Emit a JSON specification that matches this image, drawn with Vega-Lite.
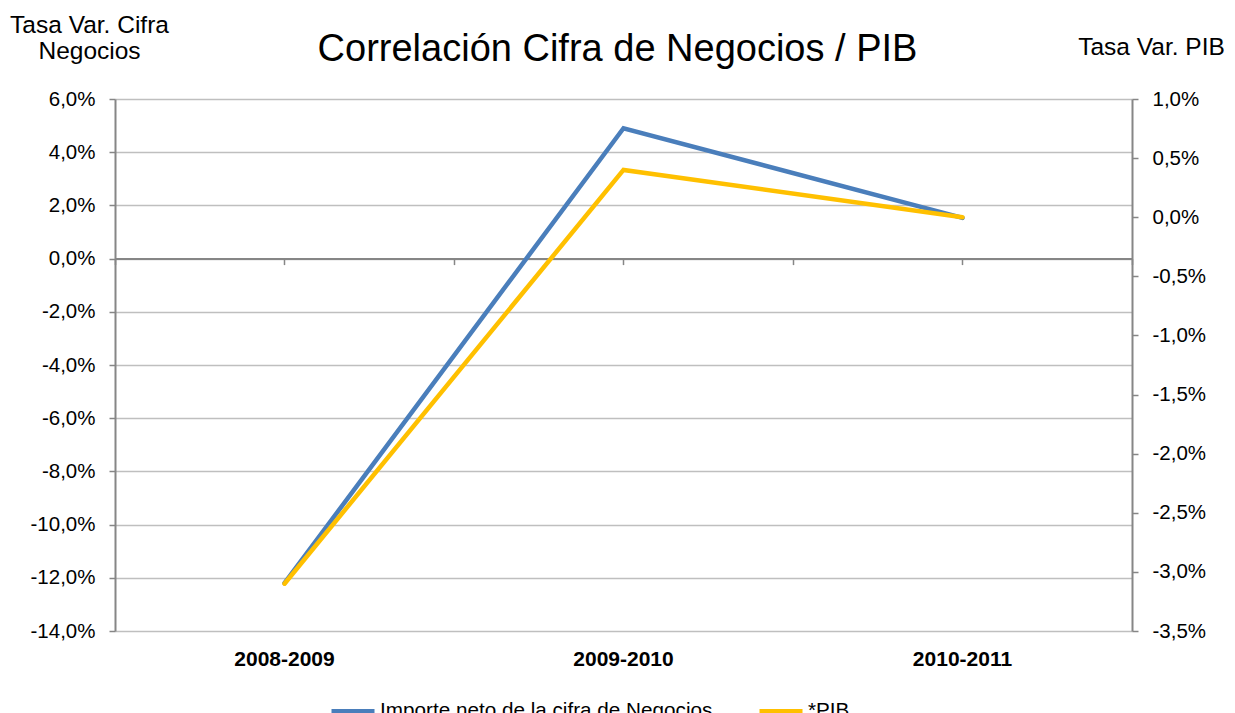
{
  "$schema": "https://vega.github.io/schema/vega-lite/v6.json",
  "autosize": "none",
  "width": 1017,
  "height": 532,
  "padding": {"left": 115, "top": 99, "right": 103, "bottom": 82},
  "background": "white",
  "config": {
    "locale": {"number": {"decimal": ",", "thousands": ".", "grouping": [3], "currency": ["", " €"], "minus": "-"}},
    "font": "Liberation Sans",
    "view": {"stroke": null},
    "axis": {"labelFont": "Liberation Sans", "titleFont": "Liberation Sans", "labelColor": "black", "titleColor": "black", "titleFontWeight": "normal"},
    "legend": {"labelFont": "Liberation Sans", "labelColor": "black"}
  },
  "title": {
    "text": "Correlación Cifra de Negocios / PIB",
    "fontSize": 38,
    "font": "Liberation Sans",
    "fontWeight": "normal",
    "color": "black",
    "anchor": "middle",
    "frame": "group",
    "offset": 0,
    "baseline": "alphabetic",
    "dy": 87,
    "dx": -6
  },
  "data": {
    "values": [
      {"periodo": "2008-2009", "serie": "Importe neto de la cifra de Negocios", "valor": -0.122},
      {"periodo": "2009-2010", "serie": "Importe neto de la cifra de Negocios", "valor": 0.049},
      {"periodo": "2010-2011", "serie": "Importe neto de la cifra de Negocios", "valor": 0.0153},
      {"periodo": "2008-2009", "serie": "*PIB", "valor": -0.031},
      {"periodo": "2009-2010", "serie": "*PIB", "valor": 0.004},
      {"periodo": "2010-2011", "serie": "*PIB", "valor": 0.0}
    ]
  },
  "layer": [
    {
      "transform": [{"filter": "datum.serie === 'Importe neto de la cifra de Negocios'"}],
      "mark": {"type": "line", "strokeWidth": 4.5, "strokeCap": "round", "strokeJoin": "miter"},
      "encoding": {
        "x": {
          "field": "periodo", "type": "ordinal", "sort": null,
          "scale": {"type": "band", "paddingInner": 0, "paddingOuter": 0},
          "axis": {"orient": "bottom", "title": null, "offset": -372.4, "domain": true, "domainColor": "#868686", "domainWidth": 2, "ticks": true, "tickColor": "#868686", "tickWidth": 1.5, "tickSize": 6, "grid": false, "labelAngle": 0, "labelFontSize": 21, "labelFontWeight": "bold", "labelPadding": 383.4, "labelBaseline": "top"}
        },
        "y": {
          "field": "valor", "type": "quantitative",
          "scale": {"domain": [-0.14, 0.06], "nice": false, "zero": false},
          "axis": {
            "orient": "left",
            "values": [-0.14, -0.12, -0.10, -0.08, -0.06, -0.04, -0.02, 0, 0.02, 0.04, 0.06],
            "format": ".1%",
            "grid": true, "gridColor": "#bfbfbf", "gridWidth": 1.5,
            "domainColor": "#868686", "domainWidth": 2,
            "tickColor": "#868686", "tickWidth": 1.5, "tickSize": 6,
            "labelFontSize": 20.5, "labelPadding": 14,
            "title": ["Tasa Var. Cifra", "Negocios"],
            "titleAngle": 0, "titleX": -26, "titleY": -67, "titleAlign": "center", "titleBaseline": "alphabetic",
            "titleFontSize": 24.5, "titleLineHeight": 26
          }
        },
        "color": {
          "field": "serie", "type": "nominal",
          "scale": {"domain": ["Importe neto de la cifra de Negocios", "*PIB"], "range": ["#4a7ebb", "#ffc000"]},
          "legend": {
            "title": null, "orient": "none", "legendX": 214, "legendY": 588,
            "direction": "horizontal", "columns": 2, "columnPadding": 37,
            "symbolType": "stroke", "symbolSize": 1849, "symbolStrokeWidth": 4.5,
            "labelFontSize": 20.7, "labelOffset": 3, "labelLimit": 600, "padding": 0
          }
        }
      }
    },
    {
      "transform": [{"filter": "datum.serie === '*PIB'"}],
      "mark": {"type": "line", "strokeWidth": 4.5, "strokeCap": "round", "strokeJoin": "miter"},
      "encoding": {
        "x": {
          "field": "periodo", "type": "ordinal", "sort": null,
          "scale": {"type": "band", "paddingInner": 0, "paddingOuter": 0},
          "axis": {"orient": "bottom", "title": null, "labels": false, "grid": false, "offset": -372.4, "domain": false, "ticks": true, "tickBand": "extent", "tickColor": "#868686", "tickWidth": 1.5, "tickSize": 6}
        },
        "y": {
          "field": "valor", "type": "quantitative",
          "scale": {"domain": [-0.035, 0.01], "nice": false, "zero": false},
          "axis": {
            "orient": "right",
            "values": [-0.035, -0.03, -0.025, -0.02, -0.015, -0.01, -0.005, 0, 0.005, 0.01],
            "format": ".1%",
            "grid": false,
            "domainColor": "#868686", "domainWidth": 2,
            "tickColor": "#868686", "tickWidth": 1.5, "tickSize": 6,
            "labelFontSize": 20.5, "labelPadding": 14,
            "title": "Tasa Var. PIB",
            "titleAngle": 0, "titleX": 19, "titleY": -45, "titleAlign": "center", "titleBaseline": "alphabetic",
            "titleFontSize": 24.5
          }
        },
        "color": {"field": "serie", "type": "nominal"}
      }
    }
  ],
  "resolve": {"scale": {"y": "independent"}, "axis": {"x": "independent", "y": "independent"}}
}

——————————

● Objective
Each line of the material must be retyped exactly, except that images are omitted.

● Task solution
Emit a JSON specification that matches this image, drawn with Vega-Lite.
{
  "$schema": "https://vega.github.io/schema/vega-lite/v6.json",
  "autosize": "none",
  "width": 1017,
  "height": 532,
  "padding": {"left": 115, "top": 99, "right": 103, "bottom": 82},
  "background": "white",
  "config": {
    "locale": {"number": {"decimal": ",", "thousands": ".", "grouping": [3], "currency": ["", " €"], "minus": "-"}},
    "font": "Liberation Sans",
    "view": {"stroke": null},
    "axis": {"labelFont": "Liberation Sans", "titleFont": "Liberation Sans", "labelColor": "black", "titleColor": "black", "titleFontWeight": "normal"},
    "legend": {"labelFont": "Liberation Sans", "labelColor": "black"}
  },
  "title": {
    "text": "Correlación Cifra de Negocios / PIB",
    "fontSize": 38,
    "font": "Liberation Sans",
    "fontWeight": "normal",
    "color": "black",
    "anchor": "middle",
    "frame": "group",
    "offset": 0,
    "baseline": "alphabetic",
    "dy": 87,
    "dx": -6
  },
  "data": {
    "values": [
      {"periodo": "2008-2009", "serie": "Importe neto de la cifra de Negocios", "valor": -0.122},
      {"periodo": "2009-2010", "serie": "Importe neto de la cifra de Negocios", "valor": 0.049},
      {"periodo": "2010-2011", "serie": "Importe neto de la cifra de Negocios", "valor": 0.0153},
      {"periodo": "2008-2009", "serie": "*PIB", "valor": -0.031},
      {"periodo": "2009-2010", "serie": "*PIB", "valor": 0.004},
      {"periodo": "2010-2011", "serie": "*PIB", "valor": 0.0}
    ]
  },
  "layer": [
    {
      "transform": [{"filter": "datum.serie === 'Importe neto de la cifra de Negocios'"}],
      "mark": {"type": "line", "strokeWidth": 4.5, "strokeCap": "round", "strokeJoin": "miter"},
      "encoding": {
        "x": {
          "field": "periodo", "type": "ordinal", "sort": null,
          "scale": {"type": "band", "paddingInner": 0, "paddingOuter": 0},
          "axis": {"orient": "bottom", "title": null, "offset": -372.4, "domain": true, "domainColor": "#868686", "domainWidth": 2, "ticks": true, "tickColor": "#868686", "tickWidth": 1.5, "tickSize": 6, "grid": false, "labelAngle": 0, "labelFontSize": 21, "labelFontWeight": "bold", "labelPadding": 383.4, "labelBaseline": "top"}
        },
        "y": {
          "field": "valor", "type": "quantitative",
          "scale": {"domain": [-0.14, 0.06], "nice": false, "zero": false},
          "axis": {
            "orient": "left",
            "values": [-0.14, -0.12, -0.10, -0.08, -0.06, -0.04, -0.02, 0, 0.02, 0.04, 0.06],
            "format": ".1%",
            "grid": true, "gridColor": "#bfbfbf", "gridWidth": 1.5,
            "domainColor": "#868686", "domainWidth": 2,
            "tickColor": "#868686", "tickWidth": 1.5, "tickSize": 6,
            "labelFontSize": 20.5, "labelPadding": 14,
            "title": ["Tasa Var. Cifra", "Negocios"],
            "titleAngle": 0, "titleX": -26, "titleY": -67, "titleAlign": "center", "titleBaseline": "alphabetic",
            "titleFontSize": 24.5, "titleLineHeight": 26
          }
        },
        "color": {
          "field": "serie", "type": "nominal",
          "scale": {"domain": ["Importe neto de la cifra de Negocios", "*PIB"], "range": ["#4a7ebb", "#ffc000"]},
          "legend": {
            "title": null, "orient": "none", "legendX": 214, "legendY": 588,
            "direction": "horizontal", "columns": 2, "columnPadding": 37,
            "symbolType": "stroke", "symbolSize": 1849, "symbolStrokeWidth": 4.5,
            "labelFontSize": 20.7, "labelOffset": 3, "labelLimit": 600, "padding": 0
          }
        }
      }
    },
    {
      "transform": [{"filter": "datum.serie === '*PIB'"}],
      "mark": {"type": "line", "strokeWidth": 4.5, "strokeCap": "round", "strokeJoin": "miter"},
      "encoding": {
        "x": {
          "field": "periodo", "type": "ordinal", "sort": null,
          "scale": {"type": "band", "paddingInner": 0, "paddingOuter": 0},
          "axis": {"orient": "bottom", "title": null, "labels": false, "grid": false, "offset": -372.4, "domain": false, "ticks": true, "tickBand": "extent", "tickColor": "#868686", "tickWidth": 1.5, "tickSize": 6}
        },
        "y": {
          "field": "valor", "type": "quantitative",
          "scale": {"domain": [-0.035, 0.01], "nice": false, "zero": false},
          "axis": {
            "orient": "right",
            "values": [-0.035, -0.03, -0.025, -0.02, -0.015, -0.01, -0.005, 0, 0.005, 0.01],
            "format": ".1%",
            "grid": false,
            "domainColor": "#868686", "domainWidth": 2,
            "tickColor": "#868686", "tickWidth": 1.5, "tickSize": 6,
            "labelFontSize": 20.5, "labelPadding": 14,
            "title": "Tasa Var. PIB",
            "titleAngle": 0, "titleX": 19, "titleY": -45, "titleAlign": "center", "titleBaseline": "alphabetic",
            "titleFontSize": 24.5
          }
        },
        "color": {"field": "serie", "type": "nominal"}
      }
    }
  ],
  "resolve": {"scale": {"y": "independent"}, "axis": {"x": "independent", "y": "independent"}}
}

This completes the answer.